Thank you again. I added more that 5000 files of size 64 bytes in the CD-RW and using FindFirstFile and FindNextFile I loop through and get the file size and add up to total and used it in the existing hash calculation. It worked and I expected it to be slow but to my surprise it worked very fast less than a second.
>>You cannot use the same exact method for Audio and Data CDs. , since they work in completely different ways
I have to try this same method in audio CD. If audio CDs are completely different then will the above method be able to get the actual data size of every audio files?
>>As for CD-RW, I t hink you're trying to deal with packet writing ("adding files"),
Audio CDs don't have "audio files", they have a TOC with track information (position, length), which can be accessed only through low-level drivers or higher level wrappers. The ".cda files" you see in Windows are just a wrapper provided by the OS for convenience, but they don't contain actual data, nor do they link to the actual audio data. Still, you can use this information for calculating the above information (and use it to query services like e.g. CDDB).
Packet-written CDs however have other variables as well, e.g. DELETED files, so you must take that into account too. E.g. two CDs with 5000 same-size files but with one of them containing a "deleted" entry, are to be considered "the same" CD?
I suggest you read the online CD Recordable FAQ for more details about how CD-Audio, CD-ROM, packet-writing etc. work.
In any case, CD-ROM (with ISO filesystems), CD-Audio and packet-written CD-R or CD-RW are all different formats using the same medium. Thus by definition, you cannot use the same method for handling all of them. Plus there are possibilities like exotic non-ISO filesystems (e.g. game console CDs), hybrid CDs, CD-extra, photo CD etc. so you really need to narrow down the context.
Thank you so much. I check the audio CD and they don't reflect the actual audio content.
Yes, either narrow down the context or narrow down the application to specific CD. Another way I use is skipping 64 KB of Raw data and reading 4 KB of raw data always get me unique hash. I have no idea what that data means. This hash is unique for all the CDs but not for the data in the CD.

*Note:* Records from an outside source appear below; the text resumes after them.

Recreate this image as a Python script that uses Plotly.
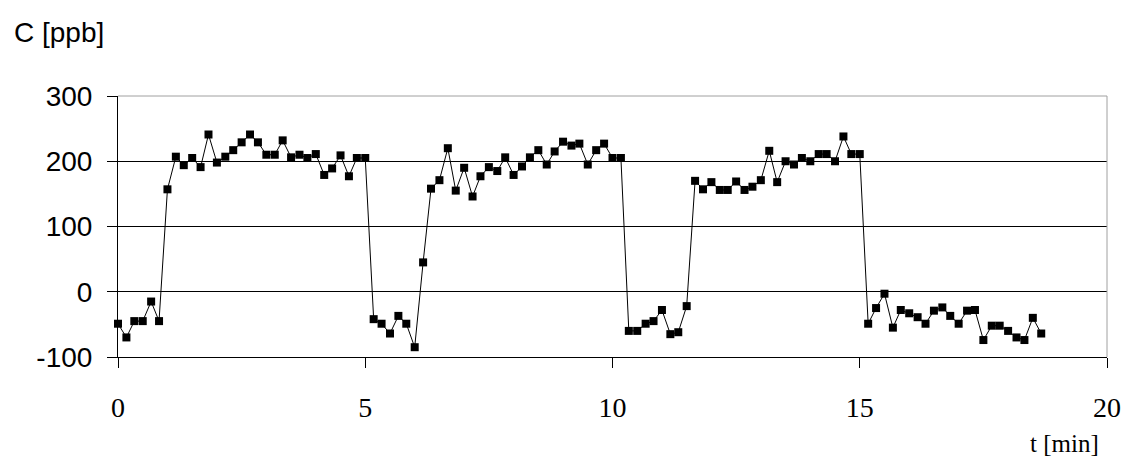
import plotly.graph_objects as go

# time [min], sampled every 10 s
t_min = [0, 0.17, 0.33, 0.5, 0.67, 0.83, 1.0, 1.17, 1.33, 1.5, 1.67, 1.83, 2.0, 2.17, 2.33, 2.5,
         2.67, 2.83, 3.0, 3.17, 3.33, 3.5, 3.67, 3.83, 4.0, 4.17, 4.33, 4.5, 4.67, 4.83, 5.0, 5.17,
         5.33, 5.5, 5.67, 5.83, 6.0, 6.17, 6.33, 6.5, 6.67, 6.83, 7.0, 7.17, 7.33, 7.5, 7.67, 7.83,
         8.0, 8.17, 8.33, 8.5, 8.67, 8.83, 9.0, 9.17, 9.33, 9.5, 9.67, 9.83, 10.0, 10.17, 10.33,
         10.5, 10.67, 10.83, 11.0, 11.17, 11.33, 11.5, 11.67, 11.83, 12.0, 12.17, 12.33, 12.5,
         12.67, 12.83, 13.0, 13.17, 13.33, 13.5, 13.67, 13.83, 14.0, 14.17, 14.33, 14.5, 14.67,
         14.83, 15.0, 15.17, 15.33, 15.5, 15.67, 15.83, 16.0, 16.17, 16.33, 16.5, 16.67, 16.83,
         17.0, 17.17, 17.33, 17.5, 17.67, 17.83, 18.0, 18.17, 18.33, 18.5, 18.67]

# concentration [ppb]
c_ppb = [-49, -70, -45, -45, -15, -45, 157, 207, 194, 205, 191, 241, 198, 207, 217, 229,
         241, 229, 210, 210, 232, 206, 210, 205, 211, 179, 189, 209, 177, 205, 205, -42,
         -49, -64, -37, -49, -85, 45, 158, 171, 220, 155, 190, 146, 177, 191, 185, 206,
         179, 192, 206, 217, 195, 215, 230, 224, 227, 195, 217, 227, 205, 205, -60,
         -60, -49, -45, -28, -65, -62, -22, 170, 157, 168, 156, 156, 169,
         156, 161, 171, 216, 168, 200, 195, 205, 200, 211, 211, 200, 238,
         211, 211, -49, -25, -3, -55, -28, -33, -39, -49, -29, -24, -37,
         -49, -29, -28, -74, -52, -52, -60, -70, -74, -40, -64]

x_ticks = [0, 5, 10, 15, 20]
y_ticks = [-100, 0, 100, 200, 300]

fig = go.Figure()
fig.add_trace(go.Scatter(
    x=t_min, y=c_ppb, mode="lines+markers",
    line=dict(color="black", width=1),
    marker=dict(symbol="square", size=8, color="black"),
    cliponaxis=False,
    showlegend=False, hoverinfo="skip",
))

fig.update_layout(
    width=1124, height=459,
    margin=dict(l=118, r=17, t=96, b=102, autoexpand=False),
    paper_bgcolor="white", plot_bgcolor="white",
    xaxis=dict(
        range=[0, 20], tickvals=x_ticks, ticktext=[str(v) for v in x_ticks],
        showgrid=False, zeroline=False, automargin=False,
        showline=True, linecolor="black", linewidth=1,
        ticks="outside", ticklen=10, tickcolor="black",
        tickfont=dict(family="Liberation Serif", size=28, color="black"),
        ticklabelstandoff=15,
    ),
    yaxis=dict(
        range=[-100, 300], tickvals=y_ticks, ticktext=[str(v) for v in y_ticks],
        showgrid=True, gridcolor="black", gridwidth=1, zeroline=False, automargin=False,
        showline=True, linecolor="black", linewidth=1,
        ticks="outside", ticklen=10, tickcolor="black",
        tickfont=dict(family="Liberation Sans", size=28, color="black"),
        ticklabelstandoff=9,
    ),
    shapes=[
        dict(type="line", xref="paper", yref="paper", x0=0, x1=1, y0=1, y1=1,
             line=dict(color="#a0a0a0", width=1), layer="above"),
        dict(type="line", xref="paper", yref="paper", x0=1, x1=1, y0=0, y1=1,
             line=dict(color="#a0a0a0", width=1), layer="above"),
    ],
    annotations=[
        dict(text="C [ppb]", xref="paper", yref="paper", x=-0.1072, y=1.245,
             xanchor="left", yanchor="middle", showarrow=False,
             font=dict(family="Liberation Sans", size=28, color="black")),
        dict(text="t [min]", xref="paper", yref="paper", x=0.994, y=-0.33,
             xanchor="right", yanchor="middle", showarrow=False,
             font=dict(family="Liberation Serif", size=25, color="black")),
    ],
)

fig.write_html("out.html")
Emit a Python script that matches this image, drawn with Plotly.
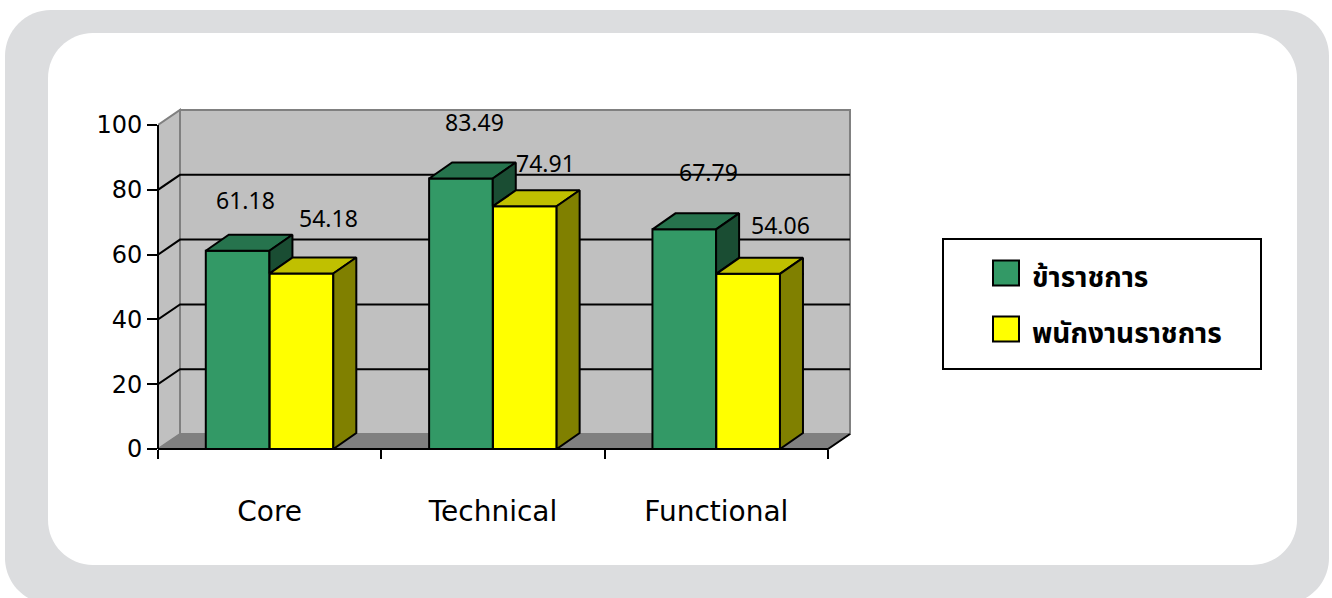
import plotly.graph_objects as go

# ---- data -------------------------------------------------------------
categories = ["Core", "Technical", "Functional"]
series_names = ["ข้าราชการ", "พนักงานราชการ"]
officials = [61.18, 83.49, 67.79]
gov_employees = [54.18, 74.91, 54.06]
y_ticks = [0, 20, 40, 60, 80, 100]

# ---- styling ----------------------------------------------------------
FRONT = ["#339966", "#FFFF00"]
TOP = ["#26734D", "#C0C000"]
SIDE = ["#1A4D33", "#808000"]
WALL = "#C0C0C0"
FLOOR = "#808080"
EDGE = "#808080"
LABEL_FONT = "Noto Sans, DejaVu Sans, sans-serif"
TICK_FONT = "DejaVu Sans, Verdana, sans-serif"
THAI_FONT = "Noto Sans Thai, Tahoma, Loma, sans-serif"

W, H = 1332, 598
ML, MR, MT, MB = 158, 480, 108, 149
PLOT_W = W - ML - MR
PLOT_H = H - MT - MB

PX_X = 223.33          # pixels per category unit
PX_Y = 3.24            # pixels per value unit
X0, Y0 = -0.5, 0.0
X1 = X0 + PLOT_W / PX_X
Y1 = Y0 + PLOT_H / PX_Y
X_END = 2.5            # right edge of the floor front

WALL_DX, WALL_DY = 22 / PX_X, 15 / PX_Y
BAR_DX, BAR_DY = 23 / PX_X, 16 / PX_Y
BAR_W = 0.285
OFFSETS = [-0.286, 0.0]

# label nudges (px) relative to the top-centre of each bar front
label_shift = [
    [(8, 51), (14, 56), (24, 57)],
    [(27, 55), (21, 43), (32, 49)],
]


def px_x(px):
    return (px - ML) / PLOT_W


def px_y(py):
    return (H - MB - py) / PLOT_H


def rounded_rect(x0, y0, x1, y1, r):
    k = 0.5523 * r
    pts = [
        ("M", [(x0 + r, y0)]),
        ("L", [(x1 - r, y0)]),
        ("C", [(x1 - r + k, y0), (x1, y0 + r - k), (x1, y0 + r)]),
        ("L", [(x1, y1 - r)]),
        ("C", [(x1, y1 - r + k), (x1 - r + k, y1), (x1 - r, y1)]),
        ("L", [(x0 + r, y1)]),
        ("C", [(x0 + r - k, y1), (x0, y1 - r + k), (x0, y1 - r)]),
        ("L", [(x0, y0 + r)]),
        ("C", [(x0, y0 + r - k), (x0 + r - k, y0), (x0 + r, y0)]),
    ]
    out = []
    for cmd, ps in pts:
        out.append(cmd + " ".join(f"{px_x(a):.5f},{px_y(b):.5f}" for a, b in ps))
    return " ".join(out) + " Z"


def poly_path(points):
    return "M" + " L".join(f"{x:.5f},{y:.5f}" for x, y in points) + " Z"


fig = go.Figure()
values = [officials, gov_employees]
idx = list(range(len(categories)))

# front faces of the columns
for s, vals in enumerate(values):
    fig.add_trace(go.Bar(
        x=idx, y=vals, width=BAR_W, offset=OFFSETS[s], name=series_names[s],
        marker=dict(color=FRONT[s], line=dict(color="black", width=2)),
        showlegend=False, hoverinfo="skip",
    ))

# top and side faces giving the columns depth
for i in idx:
    for s, vals in enumerate(values):
        v = vals[i]
        xl = i + OFFSETS[s]
        xr = xl + BAR_W
        top = [(xl, v), (xr, v), (xr + BAR_DX, v + BAR_DY), (xl + BAR_DX, v + BAR_DY), (xl, v)]
        base = 0.0
        if s + 1 < len(values):
            base = min(v, values[s + 1][i])
        side = [(xr, base), (xr, v), (xr + BAR_DX, v + BAR_DY), (xr + BAR_DX, base + BAR_DY), (xr, base)]
        for pts, col in ((top, TOP[s]), (side, SIDE[s])):
            fig.add_trace(go.Scatter(
                x=[p[0] for p in pts], y=[p[1] for p in pts], mode="lines",
                fill="toself", fillcolor=col, line=dict(color="black", width=2),
                showlegend=False, hoverinfo="skip",
            ))

shapes = []
# outer grey frame and white card
shapes.append(dict(type="path", xref="paper", yref="paper", layer="below",
                   path=rounded_rect(5, 10, 1329, 604, 46),
                   fillcolor="#DCDDDF", line=dict(width=0)))
shapes.append(dict(type="path", xref="paper", yref="paper", layer="below",
                   path=rounded_rect(48, 33, 1297, 565, 45),
                   fillcolor="white", line=dict(width=0)))

top_v = y_ticks[-1]
# side wall, back wall and floor
shapes.append(dict(type="path", xref="x", yref="y", layer="below",
                   path=poly_path([(X0, 0), (X0, top_v), (X0 + WALL_DX, top_v + WALL_DY), (X0 + WALL_DX, WALL_DY)]),
                   fillcolor=WALL, line=dict(color=EDGE, width=2)))
shapes.append(dict(type="path", xref="x", yref="y", layer="below",
                   path=poly_path([(X0 + WALL_DX, WALL_DY), (X0 + WALL_DX, top_v + WALL_DY),
                                   (X_END + WALL_DX, top_v + WALL_DY), (X_END + WALL_DX, WALL_DY)]),
                   fillcolor=WALL, line=dict(color=EDGE, width=2)))
shapes.append(dict(type="path", xref="x", yref="y", layer="below",
                   path=poly_path([(X0, 0), (X_END, 0), (X_END + WALL_DX, WALL_DY), (X0 + WALL_DX, WALL_DY)]),
                   fillcolor=FLOOR, line=dict(color=EDGE, width=1)))
# grid lines on side and back walls
for t in y_ticks[1:-1]:
    shapes.append(dict(type="path", xref="x", yref="y", layer="below",
                       path=f"M{X0},{t} L{X0 + WALL_DX},{t + WALL_DY} L{X_END + WALL_DX},{t + WALL_DY}",
                       line=dict(color="black", width=2)))
# axis lines (value axis and floor front edge)
shapes.append(dict(type="line", xref="paper", yref="paper", layer="above",
                   x0=0, x1=0, y0=0, y1=(top_v - Y0) / (Y1 - Y0),
                   line=dict(color="black", width=2)))
shapes.append(dict(type="path", xref="paper", yref="paper", layer="above",
                   path=(f"M0,0 L{(X_END - X0) / (X1 - X0):.5f},0 "
                         f"L{(X_END + WALL_DX - X0) / (X1 - X0):.5f},{WALL_DY / (Y1 - Y0):.5f}"),
                   line=dict(color="black", width=2)))

# legend box
LEG_X0, LEG_Y0, LEG_X1, LEG_Y1 = 943, 239, 1261, 369
shapes.append(dict(type="rect", xref="paper", yref="paper", layer="above",
                   x0=px_x(LEG_X0), x1=px_x(LEG_X1), y0=px_y(LEG_Y1), y1=px_y(LEG_Y0),
                   fillcolor="white", line=dict(color="black", width=2)))
legend_rows = [273, 329]
annotations = []
for s, cy in enumerate(legend_rows):
    shapes.append(dict(type="rect", xref="paper", yref="paper", layer="above",
                       x0=px_x(993), x1=px_x(1019), y0=px_y(cy + 12.5), y1=px_y(cy - 12.5),
                       fillcolor=FRONT[s], line=dict(color="black", width=2)))
    annotations.append(dict(xref="paper", yref="paper", x=px_x(1030), y=px_y(cy + 5),
                            xanchor="left", yanchor="middle", showarrow=False,
                            text=f"<b>{series_names[s]}</b>",
                            font=dict(family=THAI_FONT, size=28, color="black")))

# value labels
for s, vals in enumerate(values):
    for i, v in enumerate(vals):
        dxp, dyp = label_shift[s][i]
        annotations.append(dict(x=i + OFFSETS[s] + BAR_W / 2, y=v, xref="x", yref="y",
                                text=f"{v:.2f}", showarrow=False, xshift=dxp, yshift=dyp,
                                xanchor="center", yanchor="middle",
                                font=dict(family=LABEL_FONT, size=23, color="black")))

fig.update_layout(
    width=W, height=H,
    margin=dict(l=ML, r=MR, t=MT, b=MB, pad=0),
    paper_bgcolor="white", plot_bgcolor="rgba(0,0,0,0)",
    barmode="overlay", showlegend=False,
    shapes=shapes, annotations=annotations,
    xaxis=dict(range=[X0, X1], showgrid=False, zeroline=False, showline=False,
               tickvals=idx, ticktext=categories, ticks="",
               minor=dict(tickvals=[-0.5, 0.5, 1.5, 2.5], ticks="outside",
                          ticklen=9, tickwidth=2, tickcolor="black"),
               ticklabelstandoff=43,
               tickfont=dict(family=TICK_FONT, size=28, color="black")),
    yaxis=dict(range=[Y0, Y1], showgrid=False, zeroline=False, showline=False,
               tickvals=y_ticks, ticks="outside", ticklen=10, tickwidth=2,
               tickcolor="black",
               tickfont=dict(family=TICK_FONT, size=24, color="black")),
)

fig.write_html("out.html")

>> two CDs with 5000 same-size files but with one of them containing a "deleted" entry, are to be considered "the same" CD?
Using the above data I add the number of raw data size in the CD and then generate the hash. So in this case the two CDs 4 KB data supposed to be different. Then immaterial of whether the data is deleted in one CD and in another is not, the hash will be different. Hence adding a new file again changes the data size and different hash is generated. The windows API FindFirst/FindNext will any way does not list the deleted files I suppose.
I tried in Audio CD. In this case as you said reads the TOC file of size 64 (B/KB). Now again read the first 4KB raw data + TOC file size and then generate the hash. Suppose I add another track in the Audio CD and another TOC file is added. This in turn increase the total TOC file size. This time the hash generation will give me different hash. But I am not sure whether I am going in a right direction.
But I am quite sure that generating hash from 4KB data is unique (really?).